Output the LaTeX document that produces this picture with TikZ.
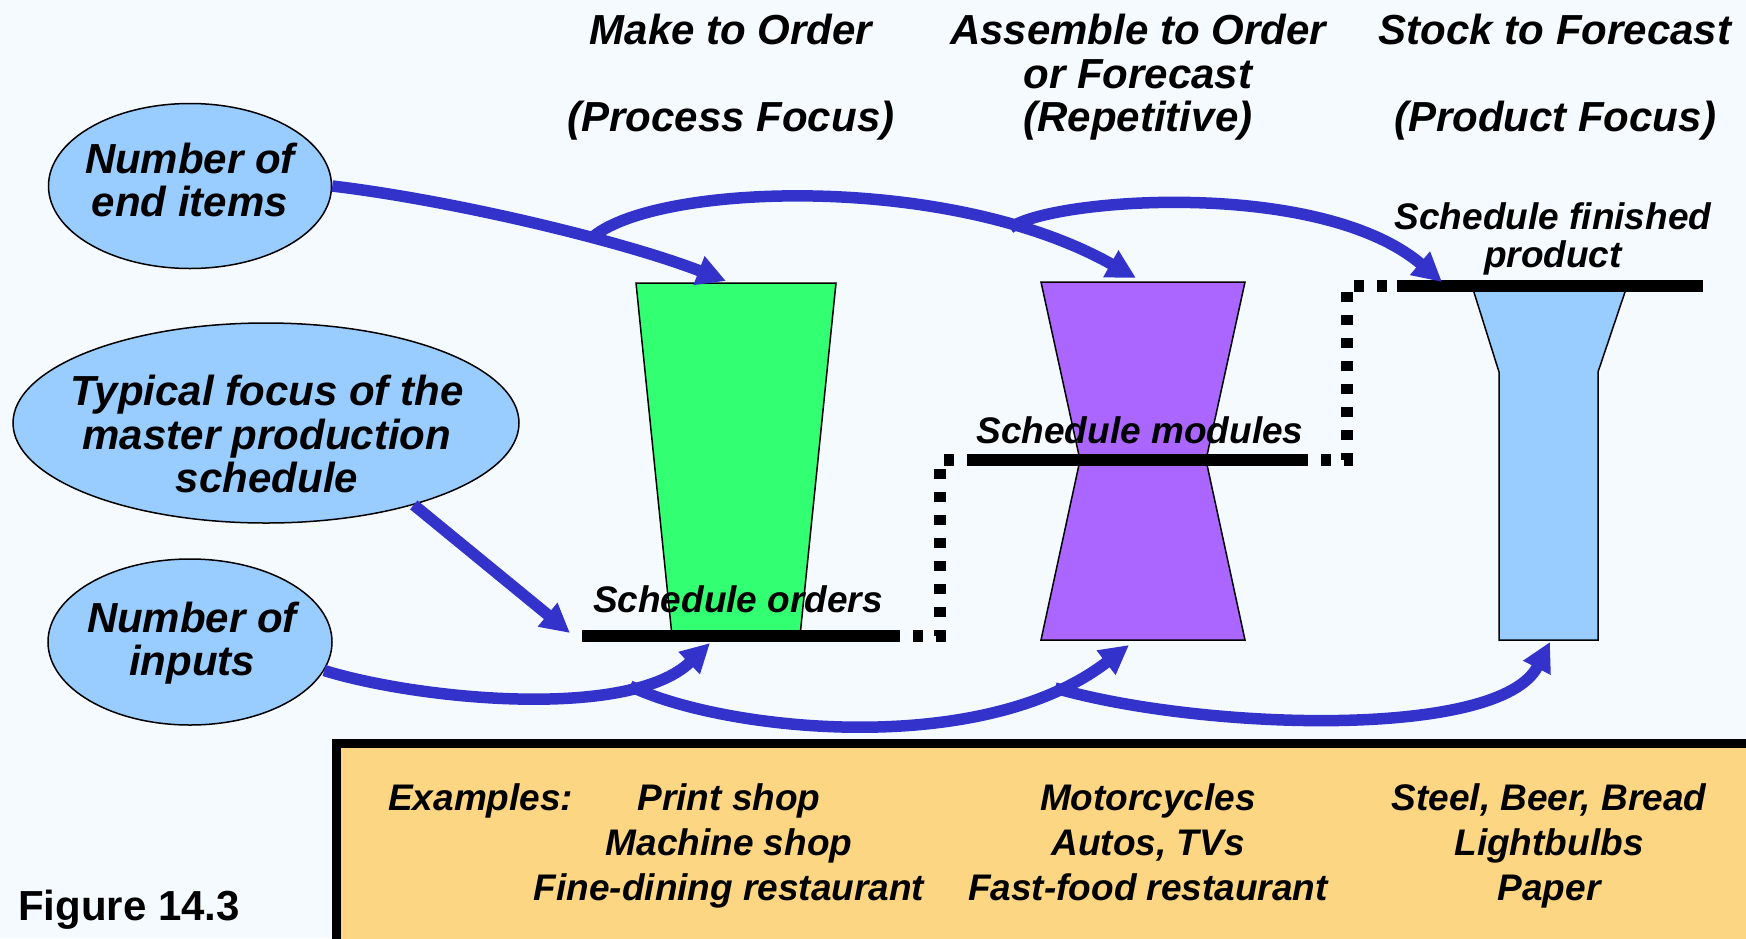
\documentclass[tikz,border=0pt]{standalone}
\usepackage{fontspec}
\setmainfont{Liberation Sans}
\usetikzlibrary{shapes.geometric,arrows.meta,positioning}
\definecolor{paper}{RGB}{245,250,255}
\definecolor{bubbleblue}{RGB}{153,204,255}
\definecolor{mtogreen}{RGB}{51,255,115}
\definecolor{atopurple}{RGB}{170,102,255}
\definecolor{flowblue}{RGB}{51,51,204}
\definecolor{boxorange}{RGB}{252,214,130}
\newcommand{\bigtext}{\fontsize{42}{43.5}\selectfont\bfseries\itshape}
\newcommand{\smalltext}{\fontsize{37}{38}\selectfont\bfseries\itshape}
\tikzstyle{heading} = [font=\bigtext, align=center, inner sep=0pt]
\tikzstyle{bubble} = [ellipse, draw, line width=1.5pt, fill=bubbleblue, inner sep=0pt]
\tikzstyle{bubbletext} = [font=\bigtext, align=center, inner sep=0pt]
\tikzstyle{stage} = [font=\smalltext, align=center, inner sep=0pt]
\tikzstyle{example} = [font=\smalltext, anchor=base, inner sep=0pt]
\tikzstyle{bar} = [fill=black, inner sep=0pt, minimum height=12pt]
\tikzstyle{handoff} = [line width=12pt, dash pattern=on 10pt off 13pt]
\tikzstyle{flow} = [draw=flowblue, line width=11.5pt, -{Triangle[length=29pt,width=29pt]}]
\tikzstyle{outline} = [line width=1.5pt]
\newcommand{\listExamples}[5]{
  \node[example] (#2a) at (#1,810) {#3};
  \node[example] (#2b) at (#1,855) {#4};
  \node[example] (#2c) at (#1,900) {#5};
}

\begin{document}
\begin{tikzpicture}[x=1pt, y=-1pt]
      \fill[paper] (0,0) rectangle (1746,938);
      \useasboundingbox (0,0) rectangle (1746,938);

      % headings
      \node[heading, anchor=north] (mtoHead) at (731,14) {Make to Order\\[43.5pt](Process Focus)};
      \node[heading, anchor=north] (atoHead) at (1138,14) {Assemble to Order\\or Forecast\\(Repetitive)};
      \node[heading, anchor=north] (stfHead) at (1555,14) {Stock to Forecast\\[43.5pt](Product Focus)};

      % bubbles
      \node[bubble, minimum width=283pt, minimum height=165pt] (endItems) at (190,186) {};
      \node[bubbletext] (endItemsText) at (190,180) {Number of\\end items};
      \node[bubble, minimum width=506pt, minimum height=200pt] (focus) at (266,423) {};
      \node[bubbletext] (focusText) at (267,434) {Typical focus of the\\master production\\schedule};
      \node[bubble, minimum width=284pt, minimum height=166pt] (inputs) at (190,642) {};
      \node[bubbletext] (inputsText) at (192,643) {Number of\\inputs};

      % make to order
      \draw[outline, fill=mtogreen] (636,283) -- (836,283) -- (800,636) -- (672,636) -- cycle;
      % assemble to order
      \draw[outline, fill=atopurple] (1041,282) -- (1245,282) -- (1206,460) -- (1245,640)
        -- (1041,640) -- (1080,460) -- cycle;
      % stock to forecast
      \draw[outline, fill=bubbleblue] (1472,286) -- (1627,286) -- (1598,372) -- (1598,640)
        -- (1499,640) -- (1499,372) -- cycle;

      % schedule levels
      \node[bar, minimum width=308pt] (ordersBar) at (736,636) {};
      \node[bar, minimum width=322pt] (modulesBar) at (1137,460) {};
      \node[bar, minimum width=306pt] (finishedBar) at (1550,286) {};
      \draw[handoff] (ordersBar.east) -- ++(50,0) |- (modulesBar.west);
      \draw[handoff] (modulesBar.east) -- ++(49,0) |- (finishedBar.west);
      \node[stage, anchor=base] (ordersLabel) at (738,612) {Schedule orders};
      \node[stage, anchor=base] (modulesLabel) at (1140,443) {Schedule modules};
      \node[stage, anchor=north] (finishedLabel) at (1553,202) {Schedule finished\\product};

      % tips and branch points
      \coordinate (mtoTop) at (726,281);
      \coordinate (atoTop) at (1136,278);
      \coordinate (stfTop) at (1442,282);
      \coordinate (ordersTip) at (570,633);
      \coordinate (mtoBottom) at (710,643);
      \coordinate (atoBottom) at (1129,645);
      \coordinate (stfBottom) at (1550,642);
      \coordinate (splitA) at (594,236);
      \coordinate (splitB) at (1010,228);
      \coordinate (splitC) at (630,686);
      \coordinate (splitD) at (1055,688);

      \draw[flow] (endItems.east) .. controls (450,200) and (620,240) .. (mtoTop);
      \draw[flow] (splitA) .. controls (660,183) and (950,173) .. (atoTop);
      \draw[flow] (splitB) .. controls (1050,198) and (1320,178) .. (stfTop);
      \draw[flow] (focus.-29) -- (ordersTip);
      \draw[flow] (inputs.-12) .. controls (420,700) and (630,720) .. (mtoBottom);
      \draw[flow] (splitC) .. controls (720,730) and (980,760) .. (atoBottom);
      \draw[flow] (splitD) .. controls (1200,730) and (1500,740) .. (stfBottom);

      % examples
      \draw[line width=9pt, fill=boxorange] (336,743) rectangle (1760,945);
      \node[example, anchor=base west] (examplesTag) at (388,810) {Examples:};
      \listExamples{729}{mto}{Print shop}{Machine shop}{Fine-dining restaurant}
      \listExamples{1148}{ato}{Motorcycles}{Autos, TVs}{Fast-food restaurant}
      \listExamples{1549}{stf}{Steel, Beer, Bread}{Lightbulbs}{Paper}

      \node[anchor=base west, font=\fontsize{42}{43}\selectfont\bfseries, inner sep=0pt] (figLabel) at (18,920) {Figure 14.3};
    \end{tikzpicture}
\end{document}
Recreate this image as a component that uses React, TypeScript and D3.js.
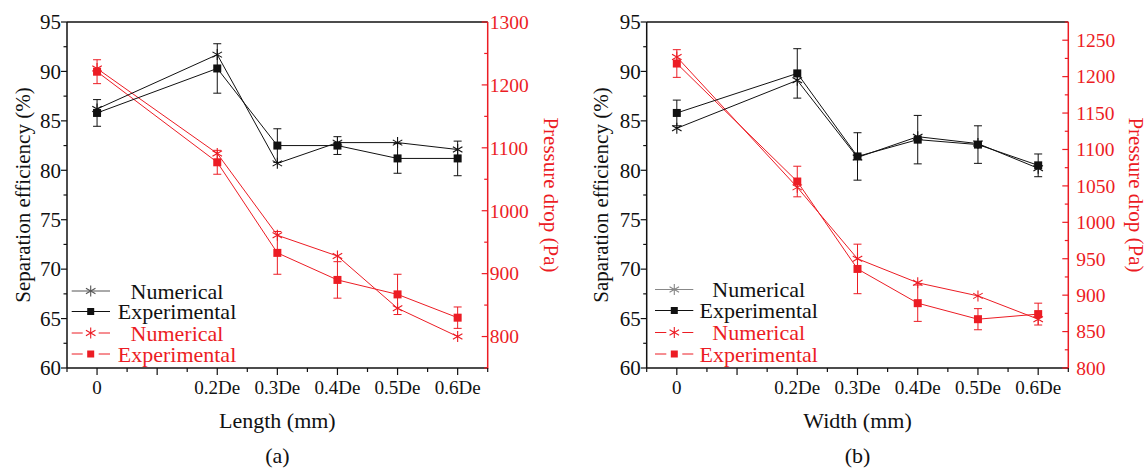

------------------------------------

From the entries above, copy every line where the word "that" shows up.

Output the LaTeX document that produces this picture with TikZ.
Recreate this image as a component that uses React, TypeScript and D3.js.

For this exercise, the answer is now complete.